In both the table and curb service, appellant’s menu, with the instant mark thereon, indicates ingredients which compose the TEEN TWIST sandwich and also frequently has a small illustration of the sandwich. In either form, we think that the menu is a display of appellant’s offering directly associated with appellant’s goods. It is from this word or pictorial depiction of the sandwich that the customer makes his selection, and his selection is not indicated on the check by the specific ingredients of its composition but by the mark TEEN TWIST. The fact that after the order is taken it is a short period of time until that order is translated into a sandwich delivered to the customer does not militate against the efficacy of the mark’s association with the goods.

We think this association of the mark on the menu with the sandwich which the customer receives is sufficient to constitute use of the mark on “displays associated” with the goods. The menus are not unlike the point-of-sale counter and window displays which this court found adequate in Roux Laboratories, Inc. v. Clairol Inc., 427 F.2d 823, 57 CCPA 1173 (1970). We specifically reject the board’s suggestion that the displays must be in physical contact with the goods in order to be associated therewith. Section 45 of the Lanham Act is simply not that limited in its scope. As Vandenburgh, in the second edition of his treatise on Trademark Law and Procedure, states:

The 1946 Trademark Act created an innovation in making use of the mark on “displays associated” with the goods a trademark usage, although there had previously been limited recognition of such use. A distinction is drawn between a display per se as a trademark and a display which exhibits the mark thereon.

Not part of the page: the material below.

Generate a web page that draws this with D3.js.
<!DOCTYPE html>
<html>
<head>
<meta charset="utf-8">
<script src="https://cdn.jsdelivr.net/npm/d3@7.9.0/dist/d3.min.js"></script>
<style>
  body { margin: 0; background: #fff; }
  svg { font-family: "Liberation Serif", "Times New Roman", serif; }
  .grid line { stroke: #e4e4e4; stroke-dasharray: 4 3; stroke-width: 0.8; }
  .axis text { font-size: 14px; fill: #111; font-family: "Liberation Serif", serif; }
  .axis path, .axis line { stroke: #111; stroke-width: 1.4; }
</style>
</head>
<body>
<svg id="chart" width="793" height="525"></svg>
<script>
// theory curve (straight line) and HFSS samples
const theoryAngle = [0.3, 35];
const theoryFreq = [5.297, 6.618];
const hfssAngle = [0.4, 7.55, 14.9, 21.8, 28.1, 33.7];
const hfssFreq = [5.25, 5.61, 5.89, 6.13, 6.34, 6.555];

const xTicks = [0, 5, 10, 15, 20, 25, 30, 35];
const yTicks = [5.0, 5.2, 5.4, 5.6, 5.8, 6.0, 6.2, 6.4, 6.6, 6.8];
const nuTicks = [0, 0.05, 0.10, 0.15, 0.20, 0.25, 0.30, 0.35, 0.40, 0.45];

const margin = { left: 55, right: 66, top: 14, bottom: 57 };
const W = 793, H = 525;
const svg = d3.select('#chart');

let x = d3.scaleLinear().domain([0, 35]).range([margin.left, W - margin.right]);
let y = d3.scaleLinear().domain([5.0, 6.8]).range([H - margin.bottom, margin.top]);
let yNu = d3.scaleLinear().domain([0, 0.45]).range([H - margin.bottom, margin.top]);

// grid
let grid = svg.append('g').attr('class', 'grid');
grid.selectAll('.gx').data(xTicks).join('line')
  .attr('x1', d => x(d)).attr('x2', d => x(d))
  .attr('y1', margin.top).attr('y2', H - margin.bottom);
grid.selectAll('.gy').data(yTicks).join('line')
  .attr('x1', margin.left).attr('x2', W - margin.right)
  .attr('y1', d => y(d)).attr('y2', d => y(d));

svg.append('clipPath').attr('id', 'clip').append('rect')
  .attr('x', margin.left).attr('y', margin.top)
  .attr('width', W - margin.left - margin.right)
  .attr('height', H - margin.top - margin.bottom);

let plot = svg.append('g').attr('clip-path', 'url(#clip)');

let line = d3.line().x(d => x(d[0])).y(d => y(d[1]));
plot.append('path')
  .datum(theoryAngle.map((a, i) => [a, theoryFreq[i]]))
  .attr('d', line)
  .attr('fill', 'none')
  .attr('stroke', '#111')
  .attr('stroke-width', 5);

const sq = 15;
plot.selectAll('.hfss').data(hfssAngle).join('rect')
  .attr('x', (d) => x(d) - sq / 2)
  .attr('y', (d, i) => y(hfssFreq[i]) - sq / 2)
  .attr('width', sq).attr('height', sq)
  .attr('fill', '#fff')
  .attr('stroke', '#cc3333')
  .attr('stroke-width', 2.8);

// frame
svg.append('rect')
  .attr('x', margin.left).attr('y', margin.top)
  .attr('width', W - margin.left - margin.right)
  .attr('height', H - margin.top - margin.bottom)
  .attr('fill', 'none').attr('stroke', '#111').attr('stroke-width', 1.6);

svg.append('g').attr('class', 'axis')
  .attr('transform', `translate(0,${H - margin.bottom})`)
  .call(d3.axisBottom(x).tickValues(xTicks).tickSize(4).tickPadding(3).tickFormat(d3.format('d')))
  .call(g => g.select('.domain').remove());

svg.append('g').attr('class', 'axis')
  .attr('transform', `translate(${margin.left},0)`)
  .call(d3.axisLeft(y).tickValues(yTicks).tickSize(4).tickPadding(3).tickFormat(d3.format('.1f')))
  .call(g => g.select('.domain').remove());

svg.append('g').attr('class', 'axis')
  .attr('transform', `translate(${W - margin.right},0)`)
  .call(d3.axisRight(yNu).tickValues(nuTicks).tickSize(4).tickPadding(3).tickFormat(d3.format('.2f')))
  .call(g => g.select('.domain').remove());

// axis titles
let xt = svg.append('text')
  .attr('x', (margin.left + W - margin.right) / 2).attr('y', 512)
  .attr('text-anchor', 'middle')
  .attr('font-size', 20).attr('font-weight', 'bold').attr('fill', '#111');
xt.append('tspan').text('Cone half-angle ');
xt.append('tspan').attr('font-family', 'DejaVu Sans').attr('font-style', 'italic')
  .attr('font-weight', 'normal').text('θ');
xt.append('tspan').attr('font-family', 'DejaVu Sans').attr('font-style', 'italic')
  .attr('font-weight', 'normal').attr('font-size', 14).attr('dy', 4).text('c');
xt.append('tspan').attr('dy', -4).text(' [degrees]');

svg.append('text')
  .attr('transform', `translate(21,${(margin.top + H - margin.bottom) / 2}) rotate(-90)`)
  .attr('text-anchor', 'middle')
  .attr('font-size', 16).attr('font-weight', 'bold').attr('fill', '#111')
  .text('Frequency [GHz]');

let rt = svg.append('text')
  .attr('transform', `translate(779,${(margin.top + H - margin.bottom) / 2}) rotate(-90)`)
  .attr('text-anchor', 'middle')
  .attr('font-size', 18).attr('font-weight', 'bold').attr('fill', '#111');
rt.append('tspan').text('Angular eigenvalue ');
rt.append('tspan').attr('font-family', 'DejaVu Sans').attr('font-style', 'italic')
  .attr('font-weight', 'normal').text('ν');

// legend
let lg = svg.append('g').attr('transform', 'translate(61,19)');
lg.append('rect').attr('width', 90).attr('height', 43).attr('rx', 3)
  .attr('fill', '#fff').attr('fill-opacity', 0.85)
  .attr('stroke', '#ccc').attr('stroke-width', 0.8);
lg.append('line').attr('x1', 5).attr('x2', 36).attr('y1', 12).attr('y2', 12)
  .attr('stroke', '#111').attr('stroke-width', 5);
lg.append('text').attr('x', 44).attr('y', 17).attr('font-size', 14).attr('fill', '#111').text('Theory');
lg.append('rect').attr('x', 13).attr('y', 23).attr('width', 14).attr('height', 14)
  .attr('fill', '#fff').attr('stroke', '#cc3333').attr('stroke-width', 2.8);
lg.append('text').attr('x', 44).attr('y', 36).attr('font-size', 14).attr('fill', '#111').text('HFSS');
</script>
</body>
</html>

The latter would be a poster or the like on, or in, the showcase for the goods, or conceivably even on the window of the store in which the goods were sold, which poster exhibited the word, name, symbol or device and would be a use within the terms of the statute of the word, name, symbol or device.

We are convinced that the menus, as here displayed and used in connection with appellant’s TEEN TWIST sandwich and having the mark sought to be registered thereon, constitute displays associated with appellant’s goods within the ambit of section 45 of the Lanham Act (15 U.S.C. § 1127) and that the Trademark Trial and Appeal Board erred in affirming the refusal of registration. The decision of the board is, accordingly, reversed.

Reversed.

CLARK, Justice, took no part in the decision of this case. 
      
      . 164 USPQ 49 (1969).
     
      
      . Serial No. 216,843 filed April 19, 1965.